Joseph Phillips

Personal information
- Full name: Joseph Herbert Phillips
- Born: 2 December 1881 Ansley, Warwickshire, England
- Died: 15 January 1951 (aged 69) Nuneaton, Warwickshire, England
- Batting: Right-handed
- Bowling: Right-arm fast

Domestic team information
- 1904–1911: Warwickshire

Career statistics
| Competition | First-class |
| Matches | 6 |
| Runs scored | 35 |
| Batting average | 5.00 |
| 100s/50s | –/– |
| Top score | 16 |
| Balls bowled | 246 |
| Wickets | 1 |
| Bowling average | 159.00 |
| 5 wickets in innings | – |
| 10 wickets in match | – |
| Best bowling | 1/30 |
| Catches/stumpings | 5/– |
- Source: Cricinfo, 11 October 2015

= Joseph Phillips (English cricketer, born 1881) =

English cricketer

Joseph Herbert Phillips (2 December 1881 - 15 January 1951) was an English cricketer active in first-class cricket from 1904-1911. He played as a right-handed batsman and right-arm fast bowler.
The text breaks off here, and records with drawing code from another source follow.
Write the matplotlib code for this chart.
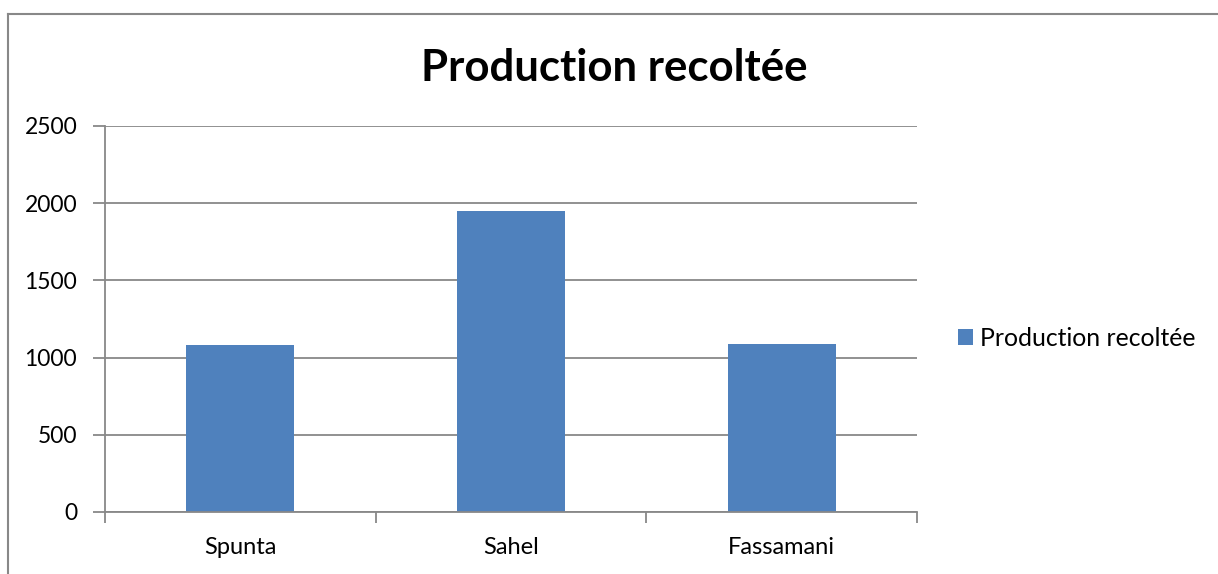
import matplotlib
matplotlib.use("Agg")
import matplotlib.pyplot as plt
from matplotlib.lines import Line2D

categories = ["Spunta", "Sahel", "Fassamani"]
values = [1080, 1950, 1090]
series_name = "Production recoltée"
title = "Production recoltée"
yticks = [0, 500, 1000, 1500, 2000, 2500]

plt.rcParams['font.family'] = ['Lato', 'DejaVu Sans']

W, H = 1218, 574
fig = plt.figure(figsize=(W / 100, H / 100), dpi=100)
ax = fig.add_axes([105 / W, 1 - 512 / H, (917 - 105) / W, (512 - 126) / H])

grey = "#888888"
x = list(range(len(categories)))
ax.bar(x, values, width=0.4, color="#4F81BD", label=series_name, zorder=3)
ax.set_xlim(-0.5, len(categories) - 0.5)
ax.set_ylim(0, 2500)
ax.set_yticks(yticks)
ax.yaxis.grid(True, color=grey, linewidth=1.3, zorder=0)
ax.set_xticks(x)
ax.set_xticklabels(categories)
ax.set_xticks([i - 0.5 for i in range(len(categories) + 1)], minor=True)
ax.tick_params(axis='x', which='major', length=0, pad=18, labelsize=17)
ax.tick_params(axis='x', which='minor', length=8, width=1.3, color=grey, direction='out')
ax.tick_params(axis='y', length=9, width=1.3, color=grey, pad=11, labelsize=16.5)
for s in ["top", "right"]:
    ax.spines[s].set_visible(False)
for s in ["left", "bottom"]:
    ax.spines[s].set_color(grey)
    ax.spines[s].set_linewidth(1.3)
    ax.spines[s].set_zorder(4)

fig.text(614 / W, 1 - 68 / H, title, ha='center', va='center', fontsize=31.5, fontweight='bold')

ax.legend(loc='center left', bbox_to_anchor=(958 / W, 1 - 338.5 / H), bbox_transform=fig.transFigure,
          frameon=False, borderpad=0, borderaxespad=0, handlelength=0.62, handleheight=0.62,
          handletextpad=0.25, fontsize=17.8)

# outer chart border (top and left visible)
fig.add_artist(Line2D([8 / W, 8 / W], [0, 1 - 14 / H], transform=fig.transFigure, color=grey, lw=1.5))
fig.add_artist(Line2D([8 / W, 1], [1 - 14 / H, 1 - 14 / H], transform=fig.transFigure, color=grey, lw=1.5))

fig.savefig("out.png", dpi=100)
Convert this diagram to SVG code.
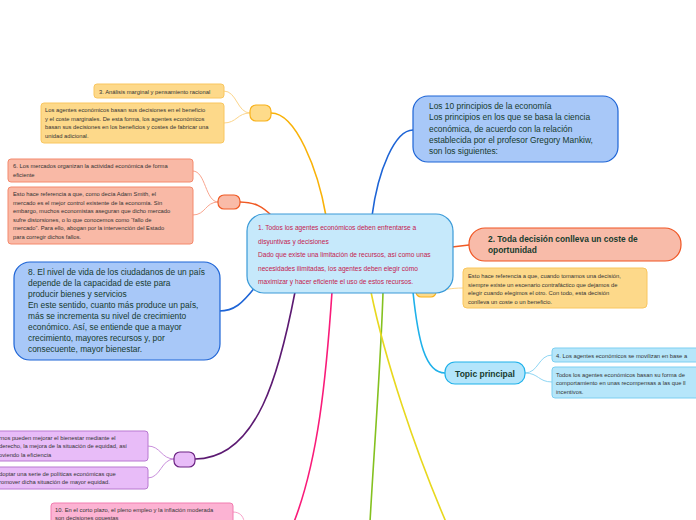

The son of William Garside Phillips, the managing director of the Ansley Hall Coal and Iron Company, he was born at Ansley Hall in the Warwickshire village of Ansley on 2 December 1881.

Phillips made his debut in first-class cricket for Warwickshire against London County in 1904 at Coventry. He had to wait until 1910 for his next first-class match, which came when Warwickshire played Northamptonshire in the County Championship. He made three further appearances in 1910, before playing a final first-class match in 1911 against Leicestershire. He had little success as a first-class cricketer, scoring 35 runs across his six matches, with a high score of 16. With the ball in hand he took just one wicket from a total of 41 overs bowled.
Outside of cricket Phillips was by profession a mining engineer. He married Dorothea Mary Land in 1912, with the couple having three children. Their eldest son, Joseph Anthony Moore Phillips, became a lieutenant colonel in the British Army and later became the Deputy Lieutenant of the now defunct county of Humberside. Their second son, Peter William Garside Phillips, became a major in the army. Their daughter, Dorothea Flavia Phillips, was a senior commander with the Auxiliary Territorial Service, and was awarded an MBE (Military Division) in 1943 for her service. Peter's son, Mark Phillips, became a successful Olympic gold-medal-winning horseman for Great Britain, and married Anne, Princess Royal.